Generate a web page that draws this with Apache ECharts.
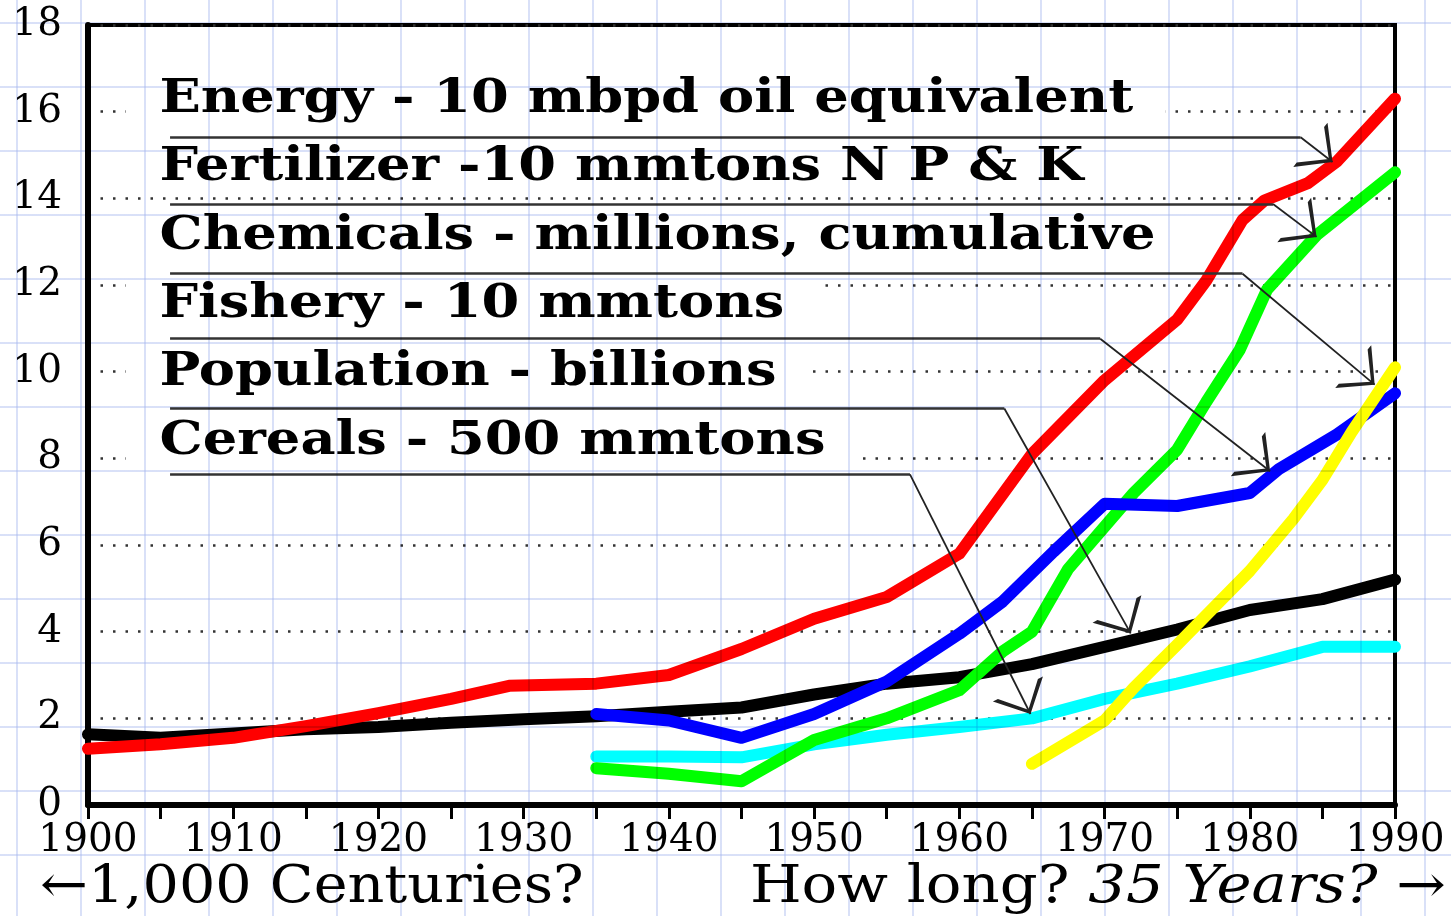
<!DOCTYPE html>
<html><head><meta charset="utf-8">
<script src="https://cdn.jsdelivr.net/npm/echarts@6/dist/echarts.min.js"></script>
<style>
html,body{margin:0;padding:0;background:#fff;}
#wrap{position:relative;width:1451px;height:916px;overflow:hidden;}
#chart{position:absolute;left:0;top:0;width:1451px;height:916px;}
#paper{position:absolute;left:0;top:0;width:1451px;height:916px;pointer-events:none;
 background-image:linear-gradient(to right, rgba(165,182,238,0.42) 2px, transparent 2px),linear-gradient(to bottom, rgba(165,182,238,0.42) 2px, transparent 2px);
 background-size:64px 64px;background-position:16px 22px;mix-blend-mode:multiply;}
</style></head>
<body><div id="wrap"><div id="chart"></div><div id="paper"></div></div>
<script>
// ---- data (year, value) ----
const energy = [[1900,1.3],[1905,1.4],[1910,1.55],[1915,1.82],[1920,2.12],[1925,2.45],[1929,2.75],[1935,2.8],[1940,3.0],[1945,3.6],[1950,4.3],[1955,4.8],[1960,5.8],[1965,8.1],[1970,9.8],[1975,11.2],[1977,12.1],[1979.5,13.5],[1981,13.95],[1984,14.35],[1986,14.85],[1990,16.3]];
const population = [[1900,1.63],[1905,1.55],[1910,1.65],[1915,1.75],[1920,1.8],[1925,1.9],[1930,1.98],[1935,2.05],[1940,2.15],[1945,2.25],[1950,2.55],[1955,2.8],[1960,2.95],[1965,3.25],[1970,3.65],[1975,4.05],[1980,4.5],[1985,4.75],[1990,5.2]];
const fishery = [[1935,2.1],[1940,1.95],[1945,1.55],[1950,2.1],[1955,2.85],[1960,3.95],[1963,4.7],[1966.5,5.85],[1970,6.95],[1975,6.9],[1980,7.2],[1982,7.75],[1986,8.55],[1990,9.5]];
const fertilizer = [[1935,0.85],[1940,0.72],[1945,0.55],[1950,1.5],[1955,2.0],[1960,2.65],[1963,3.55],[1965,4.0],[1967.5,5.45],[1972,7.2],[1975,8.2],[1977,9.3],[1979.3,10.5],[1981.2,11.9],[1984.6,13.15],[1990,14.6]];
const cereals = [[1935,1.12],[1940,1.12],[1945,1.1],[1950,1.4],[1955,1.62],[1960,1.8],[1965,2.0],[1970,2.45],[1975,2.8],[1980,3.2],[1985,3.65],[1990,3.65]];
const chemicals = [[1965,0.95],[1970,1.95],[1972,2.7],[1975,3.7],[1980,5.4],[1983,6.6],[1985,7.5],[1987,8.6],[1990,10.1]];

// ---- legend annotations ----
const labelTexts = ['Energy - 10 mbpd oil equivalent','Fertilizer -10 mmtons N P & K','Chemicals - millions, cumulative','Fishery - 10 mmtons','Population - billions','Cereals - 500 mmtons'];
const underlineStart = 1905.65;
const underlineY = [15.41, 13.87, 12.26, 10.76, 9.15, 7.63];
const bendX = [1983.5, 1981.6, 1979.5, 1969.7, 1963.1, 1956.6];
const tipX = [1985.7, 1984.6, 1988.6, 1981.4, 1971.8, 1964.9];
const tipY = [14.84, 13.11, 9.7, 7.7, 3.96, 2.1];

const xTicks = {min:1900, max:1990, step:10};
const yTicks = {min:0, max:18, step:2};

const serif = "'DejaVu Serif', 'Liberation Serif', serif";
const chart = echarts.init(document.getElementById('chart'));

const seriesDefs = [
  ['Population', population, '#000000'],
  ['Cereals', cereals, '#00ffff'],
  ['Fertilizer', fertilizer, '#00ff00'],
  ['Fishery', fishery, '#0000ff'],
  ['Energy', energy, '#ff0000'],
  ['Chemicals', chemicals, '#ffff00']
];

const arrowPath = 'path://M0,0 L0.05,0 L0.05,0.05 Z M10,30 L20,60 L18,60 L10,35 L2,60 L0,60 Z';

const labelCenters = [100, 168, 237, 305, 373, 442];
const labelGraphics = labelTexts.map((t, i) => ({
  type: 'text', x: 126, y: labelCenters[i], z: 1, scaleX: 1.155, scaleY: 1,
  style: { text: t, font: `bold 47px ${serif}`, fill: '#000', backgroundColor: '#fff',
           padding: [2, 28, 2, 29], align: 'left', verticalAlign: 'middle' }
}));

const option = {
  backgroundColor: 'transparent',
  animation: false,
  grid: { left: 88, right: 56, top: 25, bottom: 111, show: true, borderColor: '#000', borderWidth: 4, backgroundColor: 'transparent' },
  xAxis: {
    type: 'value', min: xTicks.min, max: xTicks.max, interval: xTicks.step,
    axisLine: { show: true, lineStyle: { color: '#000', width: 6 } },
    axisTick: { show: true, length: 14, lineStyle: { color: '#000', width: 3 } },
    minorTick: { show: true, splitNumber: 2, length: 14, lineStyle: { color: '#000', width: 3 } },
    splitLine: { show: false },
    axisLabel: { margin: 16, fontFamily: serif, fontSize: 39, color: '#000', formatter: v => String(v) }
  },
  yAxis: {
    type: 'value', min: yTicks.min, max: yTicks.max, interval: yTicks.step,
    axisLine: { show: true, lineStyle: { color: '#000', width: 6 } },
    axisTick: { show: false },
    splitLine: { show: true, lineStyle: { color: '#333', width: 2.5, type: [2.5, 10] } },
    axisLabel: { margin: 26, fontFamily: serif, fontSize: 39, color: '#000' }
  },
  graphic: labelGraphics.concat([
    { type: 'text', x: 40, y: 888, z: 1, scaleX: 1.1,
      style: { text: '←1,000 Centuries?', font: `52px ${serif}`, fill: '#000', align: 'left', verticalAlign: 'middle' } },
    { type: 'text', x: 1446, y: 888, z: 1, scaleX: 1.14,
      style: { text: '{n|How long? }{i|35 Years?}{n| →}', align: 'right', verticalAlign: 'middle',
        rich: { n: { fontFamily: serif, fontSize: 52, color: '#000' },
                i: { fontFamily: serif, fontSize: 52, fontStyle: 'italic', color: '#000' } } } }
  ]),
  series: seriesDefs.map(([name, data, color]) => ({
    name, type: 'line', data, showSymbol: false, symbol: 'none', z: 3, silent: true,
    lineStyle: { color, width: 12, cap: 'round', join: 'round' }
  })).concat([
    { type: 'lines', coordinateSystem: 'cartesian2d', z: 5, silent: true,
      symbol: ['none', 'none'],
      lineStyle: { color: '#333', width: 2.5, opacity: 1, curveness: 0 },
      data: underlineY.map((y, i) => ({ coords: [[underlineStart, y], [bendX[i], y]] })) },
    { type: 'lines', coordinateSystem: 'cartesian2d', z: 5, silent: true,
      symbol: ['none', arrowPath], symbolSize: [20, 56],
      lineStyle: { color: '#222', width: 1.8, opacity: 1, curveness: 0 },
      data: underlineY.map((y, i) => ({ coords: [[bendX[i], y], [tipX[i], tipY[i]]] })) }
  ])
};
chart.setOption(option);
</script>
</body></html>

==*==

WHAT TO PRODUCE: Transcribe the whole listing exactly. Pictures are excluded.

TASK ANSWER:
Generate a web page that draws this with Apache ECharts.
<!DOCTYPE html>
<html><head><meta charset="utf-8">
<script src="https://cdn.jsdelivr.net/npm/echarts@6/dist/echarts.min.js"></script>
<style>
html,body{margin:0;padding:0;background:#fff;}
#wrap{position:relative;width:1451px;height:916px;overflow:hidden;}
#chart{position:absolute;left:0;top:0;width:1451px;height:916px;}
#paper{position:absolute;left:0;top:0;width:1451px;height:916px;pointer-events:none;
 background-image:linear-gradient(to right, rgba(165,182,238,0.42) 2px, transparent 2px),linear-gradient(to bottom, rgba(165,182,238,0.42) 2px, transparent 2px);
 background-size:64px 64px;background-position:16px 22px;mix-blend-mode:multiply;}
</style></head>
<body><div id="wrap"><div id="chart"></div><div id="paper"></div></div>
<script>
// ---- data (year, value) ----
const energy = [[1900,1.3],[1905,1.4],[1910,1.55],[1915,1.82],[1920,2.12],[1925,2.45],[1929,2.75],[1935,2.8],[1940,3.0],[1945,3.6],[1950,4.3],[1955,4.8],[1960,5.8],[1965,8.1],[1970,9.8],[1975,11.2],[1977,12.1],[1979.5,13.5],[1981,13.95],[1984,14.35],[1986,14.85],[1990,16.3]];
const population = [[1900,1.63],[1905,1.55],[1910,1.65],[1915,1.75],[1920,1.8],[1925,1.9],[1930,1.98],[1935,2.05],[1940,2.15],[1945,2.25],[1950,2.55],[1955,2.8],[1960,2.95],[1965,3.25],[1970,3.65],[1975,4.05],[1980,4.5],[1985,4.75],[1990,5.2]];
const fishery = [[1935,2.1],[1940,1.95],[1945,1.55],[1950,2.1],[1955,2.85],[1960,3.95],[1963,4.7],[1966.5,5.85],[1970,6.95],[1975,6.9],[1980,7.2],[1982,7.75],[1986,8.55],[1990,9.5]];
const fertilizer = [[1935,0.85],[1940,0.72],[1945,0.55],[1950,1.5],[1955,2.0],[1960,2.65],[1963,3.55],[1965,4.0],[1967.5,5.45],[1972,7.2],[1975,8.2],[1977,9.3],[1979.3,10.5],[1981.2,11.9],[1984.6,13.15],[1990,14.6]];
const cereals = [[1935,1.12],[1940,1.12],[1945,1.1],[1950,1.4],[1955,1.62],[1960,1.8],[1965,2.0],[1970,2.45],[1975,2.8],[1980,3.2],[1985,3.65],[1990,3.65]];
const chemicals = [[1965,0.95],[1970,1.95],[1972,2.7],[1975,3.7],[1980,5.4],[1983,6.6],[1985,7.5],[1987,8.6],[1990,10.1]];

// ---- legend annotations ----
const labelTexts = ['Energy - 10 mbpd oil equivalent','Fertilizer -10 mmtons N P & K','Chemicals - millions, cumulative','Fishery - 10 mmtons','Population - billions','Cereals - 500 mmtons'];
const underlineStart = 1905.65;
const underlineY = [15.41, 13.87, 12.26, 10.76, 9.15, 7.63];
const bendX = [1983.5, 1981.6, 1979.5, 1969.7, 1963.1, 1956.6];
const tipX = [1985.7, 1984.6, 1988.6, 1981.4, 1971.8, 1964.9];
const tipY = [14.84, 13.11, 9.7, 7.7, 3.96, 2.1];

const xTicks = {min:1900, max:1990, step:10};
const yTicks = {min:0, max:18, step:2};

const serif = "'DejaVu Serif', 'Liberation Serif', serif";
const chart = echarts.init(document.getElementById('chart'));

const seriesDefs = [
  ['Population', population, '#000000'],
  ['Cereals', cereals, '#00ffff'],
  ['Fertilizer', fertilizer, '#00ff00'],
  ['Fishery', fishery, '#0000ff'],
  ['Energy', energy, '#ff0000'],
  ['Chemicals', chemicals, '#ffff00']
];

const arrowPath = 'path://M0,0 L0.05,0 L0.05,0.05 Z M10,30 L20,60 L18,60 L10,35 L2,60 L0,60 Z';

const labelCenters = [100, 168, 237, 305, 373, 442];
const labelGraphics = labelTexts.map((t, i) => ({
  type: 'text', x: 126, y: labelCenters[i], z: 1, scaleX: 1.155, scaleY: 1,
  style: { text: t, font: `bold 47px ${serif}`, fill: '#000', backgroundColor: '#fff',
           padding: [2, 28, 2, 29], align: 'left', verticalAlign: 'middle' }
}));

const option = {
  backgroundColor: 'transparent',
  animation: false,
  grid: { left: 88, right: 56, top: 25, bottom: 111, show: true, borderColor: '#000', borderWidth: 4, backgroundColor: 'transparent' },
  xAxis: {
    type: 'value', min: xTicks.min, max: xTicks.max, interval: xTicks.step,
    axisLine: { show: true, lineStyle: { color: '#000', width: 6 } },
    axisTick: { show: true, length: 14, lineStyle: { color: '#000', width: 3 } },
    minorTick: { show: true, splitNumber: 2, length: 14, lineStyle: { color: '#000', width: 3 } },
    splitLine: { show: false },
    axisLabel: { margin: 16, fontFamily: serif, fontSize: 39, color: '#000', formatter: v => String(v) }
  },
  yAxis: {
    type: 'value', min: yTicks.min, max: yTicks.max, interval: yTicks.step,
    axisLine: { show: true, lineStyle: { color: '#000', width: 6 } },
    axisTick: { show: false },
    splitLine: { show: true, lineStyle: { color: '#333', width: 2.5, type: [2.5, 10] } },
    axisLabel: { margin: 26, fontFamily: serif, fontSize: 39, color: '#000' }
  },
  graphic: labelGraphics.concat([
    { type: 'text', x: 40, y: 888, z: 1, scaleX: 1.1,
      style: { text: '←1,000 Centuries?', font: `52px ${serif}`, fill: '#000', align: 'left', verticalAlign: 'middle' } },
    { type: 'text', x: 1446, y: 888, z: 1, scaleX: 1.14,
      style: { text: '{n|How long? }{i|35 Years?}{n| →}', align: 'right', verticalAlign: 'middle',
        rich: { n: { fontFamily: serif, fontSize: 52, color: '#000' },
                i: { fontFamily: serif, fontSize: 52, fontStyle: 'italic', color: '#000' } } } }
  ]),
  series: seriesDefs.map(([name, data, color]) => ({
    name, type: 'line', data, showSymbol: false, symbol: 'none', z: 3, silent: true,
    lineStyle: { color, width: 12, cap: 'round', join: 'round' }
  })).concat([
    { type: 'lines', coordinateSystem: 'cartesian2d', z: 5, silent: true,
      symbol: ['none', 'none'],
      lineStyle: { color: '#333', width: 2.5, opacity: 1, curveness: 0 },
      data: underlineY.map((y, i) => ({ coords: [[underlineStart, y], [bendX[i], y]] })) },
    { type: 'lines', coordinateSystem: 'cartesian2d', z: 5, silent: true,
      symbol: ['none', arrowPath], symbolSize: [20, 56],
      lineStyle: { color: '#222', width: 1.8, opacity: 1, curveness: 0 },
      data: underlineY.map((y, i) => ({ coords: [[bendX[i], y], [tipX[i], tipY[i]]] })) }
  ])
};
chart.setOption(option);
</script>
</body></html>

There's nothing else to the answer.